Attempts to reach Gaudet at his office today were directed to the office of Groton City Mayor Keith Hedrick, who with Gaudet serves on the Groton Utilities Commission and on the board of directors of the Connecticut Municipal Electric Energy Cooperative (CMEEC), which includes Groton and seven other municipal-owned utilities in the state.

“The official answer from the Mayor’s office is that this is a personnel matter and we’re not going to discuss it,” Hedrick said. “It is a business decision.”

Asked if Gaudet was at work today and, if not, who was running the utility, Hedrick said: “I’m not going to get into it.”

The utility’s approximately 200 employees have not been notified of a change in Gaudet’s status, the sources say.

“We should have some direction on who’s in charge until there’s a decision,” said one worker, who was told last week that Gaudet was unavailable for a scheduled meeting due to a pending investigation.

“We’re in the dark and the rumor mill is rampant,” said another worker. “There’s no official anything from the city, which is odd.”

Groton Utilities, which also runs Bozrah Light & Power, provides electric, water and sewer services to approximately 15,000 residential and commercial customers, including Electric Boat and Pfizer. It realizes total revenues of about $70 million a year.
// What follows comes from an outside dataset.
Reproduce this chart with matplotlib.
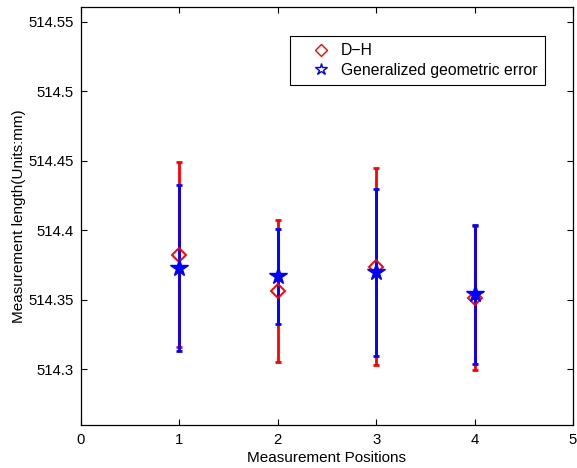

In 2017, Gaudet was found in violation of Groton’s municipal code of ethics stemming from his attendance at a CMEEC-funded junket to the 2016 Kentucky Derby, which led to federal indictments against several other attendees who are scheduled to go on trial in November.

Five former CMEEC officials were charged with conspiracy and theft in the matter. 

The energy cooperative, based in Norwich, had hosted the “strategic retreats” for board members, municipal officials and guests from 2013 through 2016 at a cost of more than $1 million.

A planned 2017 trip was canceled after details of the previous junkets and their cost became public.